I was totally judgemental of every other human being for not being me, and for not like vibrating at the frequency I was. 


You guys are like literally below me. I feel so sorry for you. Freaking loser. If only you saw my way. Hey, let me write an article about why you MUST meditate.
And coffee? Holy fuck you better quit that immediately or else you’ll NEVER be spiritual.
And like being spiritual is the greatest thing in the world. Because I’m like soooooo happy all the time. And like you should be too.

Finally, I woke up from my really douchey dream.


Think of it as ‘reversal’ a-ha moment. 

Great work on being a Spiritual Queen Liz, but it’s made you stop living.

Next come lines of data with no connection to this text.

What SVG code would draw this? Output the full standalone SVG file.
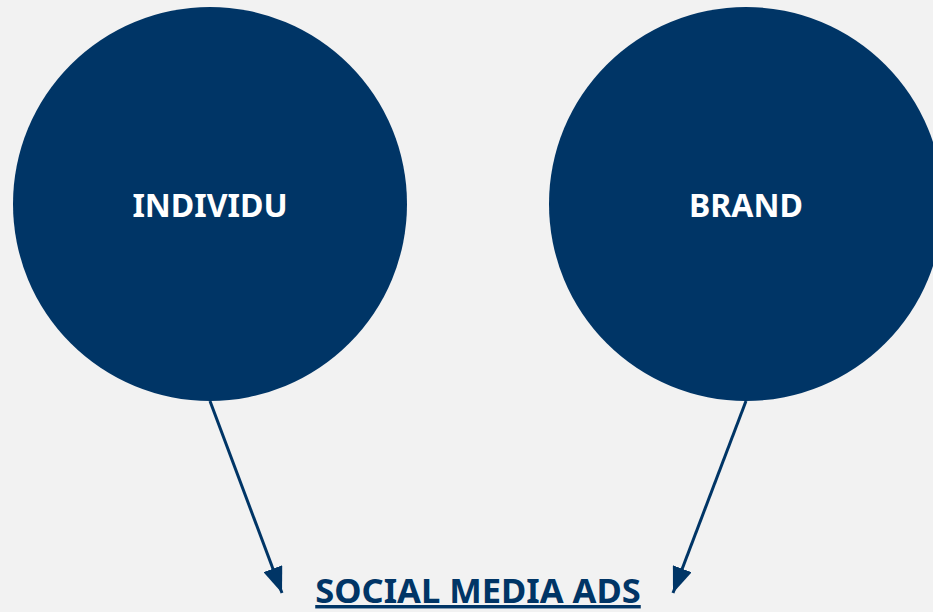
<svg xmlns="http://www.w3.org/2000/svg" width="933" height="612" viewBox="0 0 933 612">
<style>
.node{fill:#003566;}
.lbl{font-family:"Noto Sans","Open Sans",sans-serif;font-weight:bold;font-size:32px;fill:#ffffff;text-anchor:middle;}
.edge{stroke:#003566;stroke-width:3;fill:none;}
.title{font-family:"Noto Sans","Open Sans",sans-serif;font-weight:bold;font-size:34.5px;fill:#003566;text-anchor:middle;text-decoration:underline;}
</style>
<defs>
<marker id="ah" markerUnits="userSpaceOnUse" viewBox="0 0 26 20" refX="26" refY="10" markerWidth="26" markerHeight="20" orient="auto">
<path d="M0,0 L26,10 L0,20 z" fill="#003566"/>
</marker>
</defs>
<rect width="933" height="612" fill="#f2f2f2"/>
<g id="individu">
<circle class="node" cx="210" cy="204" r="197"/>
<text class="lbl" x="210" y="217">INDIVIDU</text>
</g>
<g id="brand">
<circle class="node" cx="746" cy="204" r="197"/>
<text class="lbl" x="746" y="217">BRAND</text>
</g>
<g id="social-media-ads">
<text class="title" x="478" y="603">SOCIAL MEDIA ADS</text>
</g>
<g id="connectors">
<line class="edge" x1="210" y1="401" x2="282" y2="593" marker-end="url(#ah)"/>
<line class="edge" x1="746" y1="401" x2="673" y2="593" marker-end="url(#ah)"/>
</g>
</svg>
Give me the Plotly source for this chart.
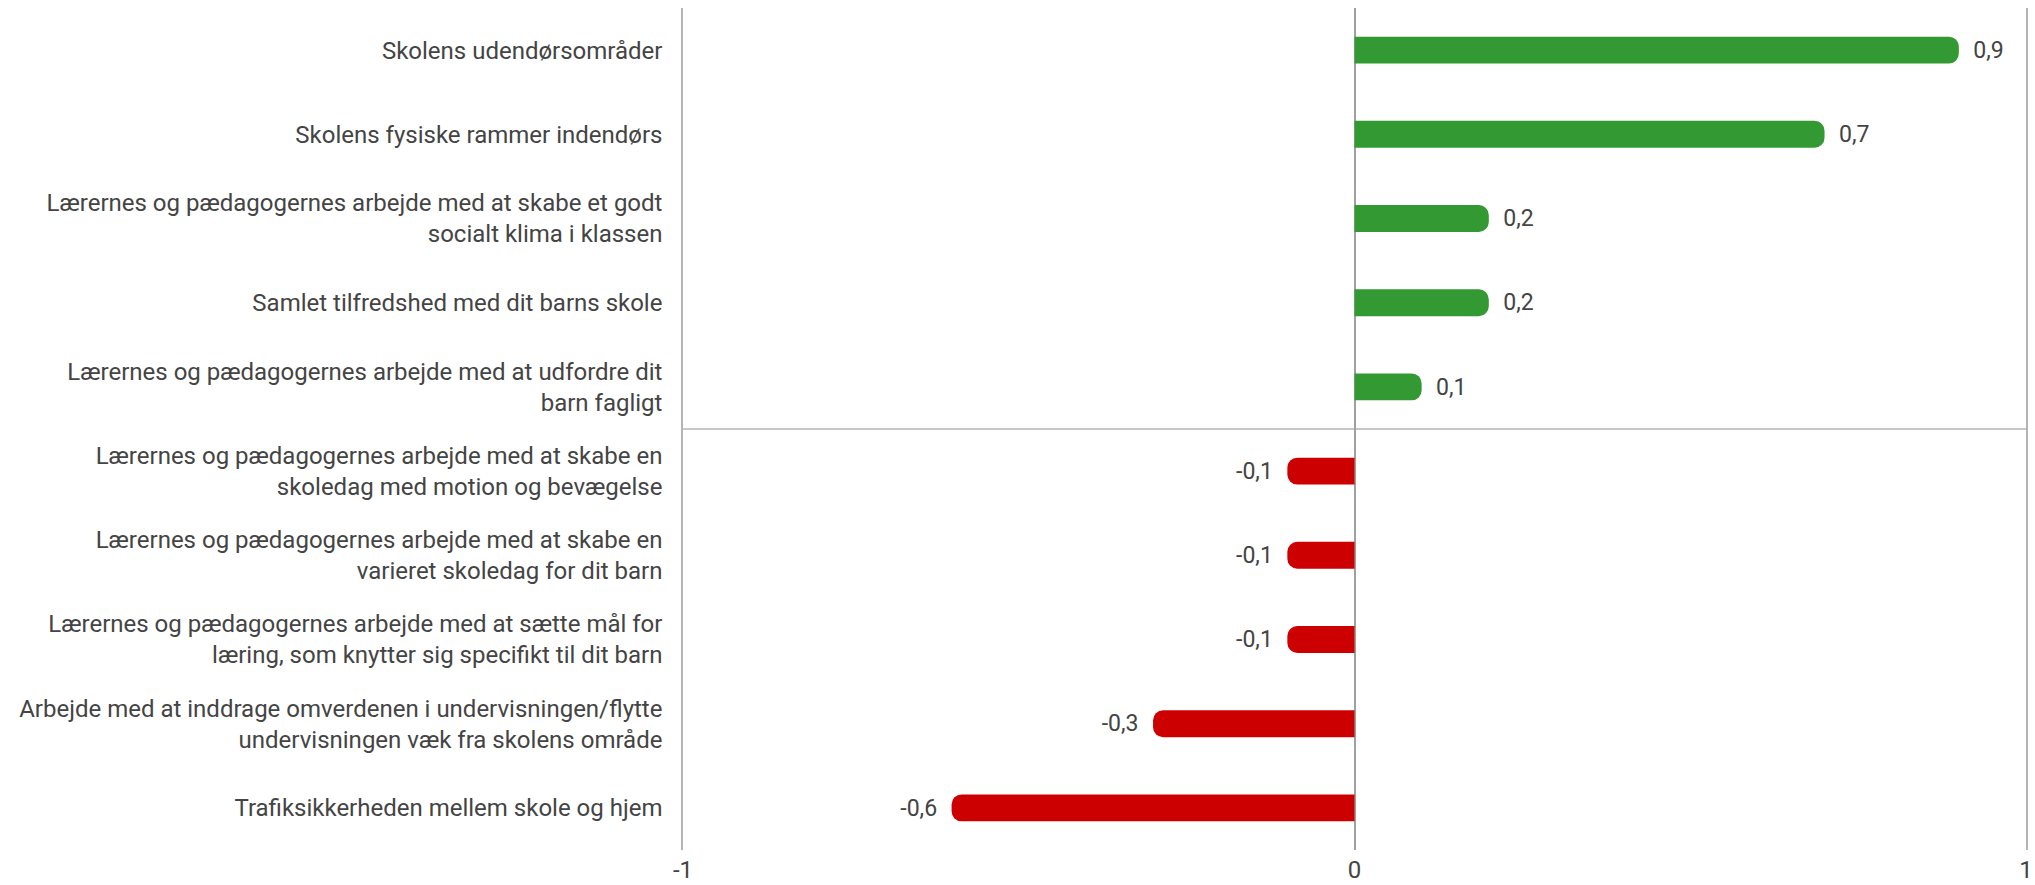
import plotly.graph_objects as go

categories = [
    "Skolens udendørsområder",
    "Skolens fysiske rammer indendørs",
    "Lærernes og pædagogernes arbejde med at skabe et godt<br>socialt klima i klassen",
    "Samlet tilfredshed med dit barns skole",
    "Lærernes og pædagogernes arbejde med at udfordre dit<br>barn fagligt",
    "Lærernes og pædagogernes arbejde med at skabe en<br>skoledag med motion og bevægelse",
    "Lærernes og pædagogernes arbejde med at skabe en<br>varieret skoledag for dit barn",
    "Lærernes og pædagogernes arbejde med at sætte mål for<br>læring, som knytter sig specifikt til dit barn",
    "Arbejde med at inddrage omverdenen i undervisningen/flytte<br>undervisningen væk fra skolens område",
    "Trafiksikkerheden mellem skole og hjem",
]
values = [0.9, 0.7, 0.2, 0.2, 0.1, -0.1, -0.1, -0.1, -0.3, -0.6]
x_ticks = [-1, 0, 1]
x_tick_labels = ["-1", "0", "1"]

POS = "#339933"
NEG = "#cc0000"
TXT = "#444444"
GRID = "#b3b3b3"
FS = 24

n = len(categories)
ypos = list(range(n))
colors = [POS if v >= 0 else NEG for v in values]
labels = []
for v in values:
    s = f"{v:.1f}".replace(".", ",")
    labels.append("  " + s if v >= 0 else s + "  ")

fig = go.Figure(go.Bar(
    x=values, y=ypos, orientation="h",
    marker=dict(color=colors, line=dict(width=0)),
    text=labels, textposition="outside", cliponaxis=False,
    textfont=dict(family="Roboto", size=FS, color=TXT),
))

fig.add_shape(type="line", xref="paper", yref="y", x0=0, x1=1,
              y0=(n - 1) / 2, y1=(n - 1) / 2,
              line=dict(color=GRID, width=1.5), layer="below")

fig.update_layout(
    width=2035, height=885,
    margin=dict(l=683, r=9, t=8, b=35),
    paper_bgcolor="white", plot_bgcolor="white",
    font=dict(family="Roboto", size=FS, color=TXT),
    bargap=0.68, barcornerradius=10,
    separators=",.",
    showlegend=False,
    xaxis=dict(range=[-1, 1], tickvals=x_ticks, ticktext=x_tick_labels,
               showgrid=True, gridcolor=GRID,
               gridwidth=1.5, zeroline=True, zerolinecolor="#a0a0a0", zerolinewidth=2,
               showline=False, ticks="", ticklabeloverflow="allow", automargin=False,
               ticklabelstandoff=3, tickfont=dict(size=FS, color=TXT)),
    yaxis=dict(range=[n - 0.5, -0.5], tickvals=ypos, ticktext=categories,
               showgrid=False, zeroline=False, showline=True, mirror=True,
               linecolor=GRID, linewidth=1.5, ticks="", automargin=False,
               ticklabelstandoff=14, tickfont=dict(size=FS, color=TXT)),
)

fig.write_html("out.html", config={"displayModeBar": False},
               post_script="document.body.style.margin='0';")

When was the last time you stayed out past 9pm to jump in the car for a road trip to 24 hour Kmart with your bestie because you had to get up at 5 for sunrise meditation?


When was the last time you stayed at the party, had that extra drink and laughed til your cheeks were sore. I’m sorry, but talking about spirituality with like minded people is NOT the same and hearing the story of the time your best friends were so fucked they thought the sound guys at the festival were the best band on. 


When was the last time you stayed over a your brothers house watching all the New Girl episodes, crashing on the couch, waking up and eating toast for breakfast instead of your whole apple cider vinegar in warm water routine?


I stopped living.


And that was enough for me to say: Fuck you spirituality. You freaking jerk. You tricked me with all your rules and regulations, promising me that only when I did XYZ would I be spiritual and look what you gave me? 




It wasn’t until I went to my kinesiologist. Yep, I see her every 6 weeks (oh but wait... that's so spiritual of you...)


I sat down and said: I hate this.


She agreed.


Spirituality is freaking useless unless it helps you actually live this human experience you’ve got right now. 

And as spirituality is being perpetuated, at least in my world, there's rules, regulations and a list as long as my legs (yep, I got legs for days) filled with must-do's and don't-you-dare. 


Spirituality created a religion I had to follow in order to be one of them. Ya know, spirituality enlightened.


Instead, spirituality created misery.


I opted out. Unsubscribed from spirituality. 


And ya know what happened? Nothing except I gave myself my humanity back.


I gave myself being Elizabeth McKenzie.


And what happened to all that good girl spiritual work I did? Nothing. It was there. Part of who I was. But not the thing I had to shove down people’s throats, or try and convince them.


I still meditate, I still work with energy, I still reiki.


But just like I don’t share every shit I take with you, I don’t do that with spirituality.


It sneaks in, sure. But it makes me, me. It runs in the background as I go about living. 


So, the point of all this: 


If you want to be a spiritual coach or mentor, then tell me, what’s so damn good about being spiritual?

Because sleeping better isn’t worth it if you can’t actually do anything with your life past 9.


Because quitting coffee to clear my channel means jack when I love the smell and aroma of coffee and I actually don’t want to give it up.


Because green smoothies taste like the way they look: swap water and I just want to drink plain old water from the tap and get on with booking that gig that’s going to keep me up late at night.


Because the reason you can’t sell spirituality is because people want to live. Not become a shell of a human.
Show them how spirituality is the key to living in the real world and they will gladly follow, with cash.
Show them more than just routines, and regulations, and rules and they will love every word that comes out of your mouth, and show you, with cash.